Code that draws figures:
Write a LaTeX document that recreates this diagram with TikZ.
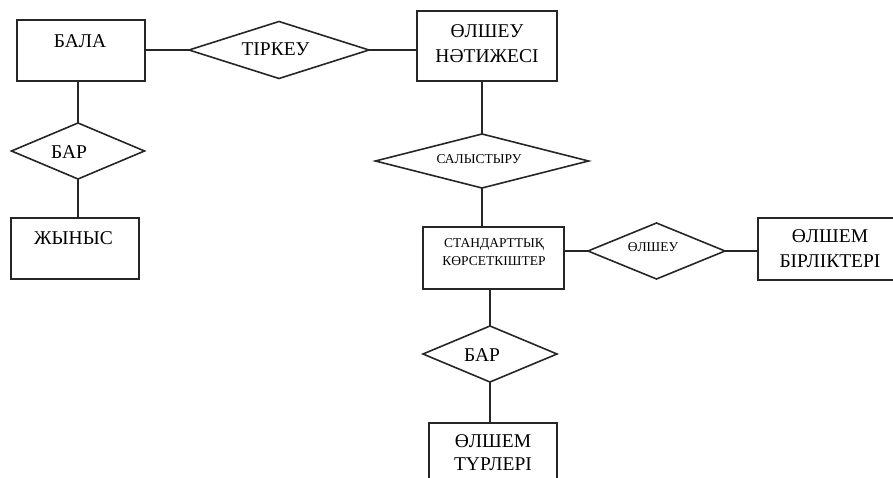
\documentclass[tikz,border=0pt]{standalone}
\usepackage{fontspec}
\setmainfont{Liberation Serif}
\usetikzlibrary{shapes.geometric}
\begin{document}
\begin{tikzpicture}[x=1pt,y=-1pt,
  line width=1.6pt,
  every node/.style={inner sep=0pt, outer sep=0pt},
  entity/.style={draw=black!85, rectangle},
  relation/.style={draw=black!85, diamond},
  link/.style={draw=black!85, line width=1.6pt},
  bigtxt/.style={font=\fontsize{19.5}{25}\selectfont, align=center},
  smalltxt/.style={font=\fontsize{13.5}{18}\selectfont, align=center}
]
\useasboundingbox (0,0) rectangle (893,478);
\clip (0,0) rectangle (893,478);

% entities
\node[entity, minimum width=128pt, minimum height=61pt] (bala)  at (81,50.5) {};
\node[entity, minimum width=140pt, minimum height=70pt] (res)   at (487,46) {};
\node[entity, minimum width=128pt, minimum height=61pt] (zhyn)  at (75,248.5) {};
\node[entity, minimum width=141pt, minimum height=62pt] (std)   at (493.5,258) {};
\node[entity, minimum width=142pt, minimum height=62pt] (units) at (829,249) {};
\node[entity, minimum width=128pt, minimum height=67pt] (types) at (493,456.5) {};

% relations
\node[relation, minimum width=180pt, minimum height=57pt] (tirk) at (279,50) {};
\node[relation, minimum width=133pt, minimum height=56pt] (bar1) at (78,151) {};
\node[relation, minimum width=213pt, minimum height=54pt] (sal)  at (482,161) {};
\node[relation, minimum width=137pt, minimum height=56pt] (olsh) at (656.5,251) {};
\node[relation, minimum width=134pt, minimum height=56pt] (bar2) at (490,354) {};

% labels
\node[bigtxt]   (balaT)  at (80,41)    {БАЛА};
\node[bigtxt]   (tirkT)  at (275.5,49) {ТІРКЕУ};
\node[bigtxt]   (resT)   at (487,43.5) {ӨЛШЕУ\\НӘТИЖЕСІ};
\node[bigtxt]   (bar1T)  at (69,152)   {БАР};
\node[bigtxt]   (zhynT)  at (73.5,238) {ЖЫНЫС};
\node[smalltxt] (salT)   at (479,159)  {САЛЫСТЫРУ};
\node[smalltxt] (stdT)   at (494,252)  {СТАНДАРТТЫҚ\\КӨРСЕТКІШТЕР};
\node[smalltxt] (olshT)  at (653,247)  {ӨЛШЕУ};
\node[bigtxt]   (unitsT) at (830,249)  {ӨЛШЕМ\\БІРЛІКТЕРІ};
\node[bigtxt]   (bar2T)  at (482,355)  {БАР};
\node[bigtxt, font=\fontsize{19.5}{23}\selectfont] (typesT) at (493,453) {ӨЛШЕМ\\ТҮРЛЕРІ};

% connectors
\draw[link] (tirk.west -| bala.east) -- (tirk.west);
\draw[link] (tirk.east) -- (tirk.east -| res.west);
\draw[link] (sal.north) -- (sal.north |- res.south);
\draw[link] (sal.south) -- (sal.south |- std.north);
\draw[link] (olsh.west -| std.east) -- (olsh.west);
\draw[link] (olsh.east) -- (olsh.east -| units.west);
\draw[link] (bar1.north) -- (bar1.north |- bala.south);
\draw[link] (bar1.south) -- (bar1.south |- zhyn.north);
\draw[link] (bar2.north) -- (bar2.north |- std.south);
\draw[link] (bar2.south) -- (bar2.south |- types.north);
\end{tikzpicture}
\end{document}
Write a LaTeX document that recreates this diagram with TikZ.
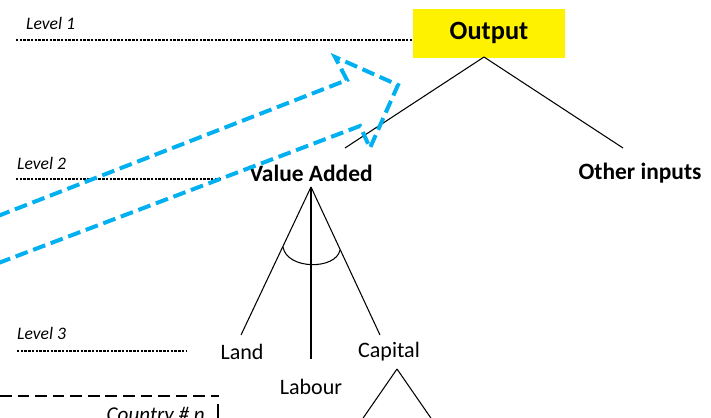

| Work required |
Transcribe every entry word for word, but skip the pictures.

| Solution |
Write a LaTeX document that recreates this diagram with TikZ.
\documentclass[tikz,border=0pt]{standalone}
\usepackage{fontspec}
\setmainfont{Liberation Serif}
\usetikzlibrary{shapes.geometric}
\begin{document}
\begin{tikzpicture}[x=1pt,y=-1pt,
  line width=1.6pt,
  every node/.style={inner sep=0pt, outer sep=0pt},
  entity/.style={draw=black!85, rectangle},
  relation/.style={draw=black!85, diamond},
  link/.style={draw=black!85, line width=1.6pt},
  bigtxt/.style={font=\fontsize{19.5}{25}\selectfont, align=center},
  smalltxt/.style={font=\fontsize{13.5}{18}\selectfont, align=center}
]
\useasboundingbox (0,0) rectangle (893,478);
\clip (0,0) rectangle (893,478);

% entities
\node[entity, minimum width=128pt, minimum height=61pt] (bala)  at (81,50.5) {};
\node[entity, minimum width=140pt, minimum height=70pt] (res)   at (487,46) {};
\node[entity, minimum width=128pt, minimum height=61pt] (zhyn)  at (75,248.5) {};
\node[entity, minimum width=141pt, minimum height=62pt] (std)   at (493.5,258) {};
\node[entity, minimum width=142pt, minimum height=62pt] (units) at (829,249) {};
\node[entity, minimum width=128pt, minimum height=67pt] (types) at (493,456.5) {};

% relations
\node[relation, minimum width=180pt, minimum height=57pt] (tirk) at (279,50) {};
\node[relation, minimum width=133pt, minimum height=56pt] (bar1) at (78,151) {};
\node[relation, minimum width=213pt, minimum height=54pt] (sal)  at (482,161) {};
\node[relation, minimum width=137pt, minimum height=56pt] (olsh) at (656.5,251) {};
\node[relation, minimum width=134pt, minimum height=56pt] (bar2) at (490,354) {};

% labels
\node[bigtxt]   (balaT)  at (80,41)    {БАЛА};
\node[bigtxt]   (tirkT)  at (275.5,49) {ТІРКЕУ};
\node[bigtxt]   (resT)   at (487,43.5) {ӨЛШЕУ\\НӘТИЖЕСІ};
\node[bigtxt]   (bar1T)  at (69,152)   {БАР};
\node[bigtxt]   (zhynT)  at (73.5,238) {ЖЫНЫС};
\node[smalltxt] (salT)   at (479,159)  {САЛЫСТЫРУ};
\node[smalltxt] (stdT)   at (494,252)  {СТАНДАРТТЫҚ\\КӨРСЕТКІШТЕР};
\node[smalltxt] (olshT)  at (653,247)  {ӨЛШЕУ};
\node[bigtxt]   (unitsT) at (830,249)  {ӨЛШЕМ\\БІРЛІКТЕРІ};
\node[bigtxt]   (bar2T)  at (482,355)  {БАР};
\node[bigtxt, font=\fontsize{19.5}{23}\selectfont] (typesT) at (493,453) {ӨЛШЕМ\\ТҮРЛЕРІ};

% connectors
\draw[link] (tirk.west -| bala.east) -- (tirk.west);
\draw[link] (tirk.east) -- (tirk.east -| res.west);
\draw[link] (sal.north) -- (sal.north |- res.south);
\draw[link] (sal.south) -- (sal.south |- std.north);
\draw[link] (olsh.west -| std.east) -- (olsh.west);
\draw[link] (olsh.east) -- (olsh.east -| units.west);
\draw[link] (bar1.north) -- (bar1.north |- bala.south);
\draw[link] (bar1.south) -- (bar1.south |- zhyn.north);
\draw[link] (bar2.north) -- (bar2.north |- std.south);
\draw[link] (bar2.south) -- (bar2.south |- types.north);
\end{tikzpicture}
\end{document}
Write a LaTeX document that recreates this diagram with TikZ.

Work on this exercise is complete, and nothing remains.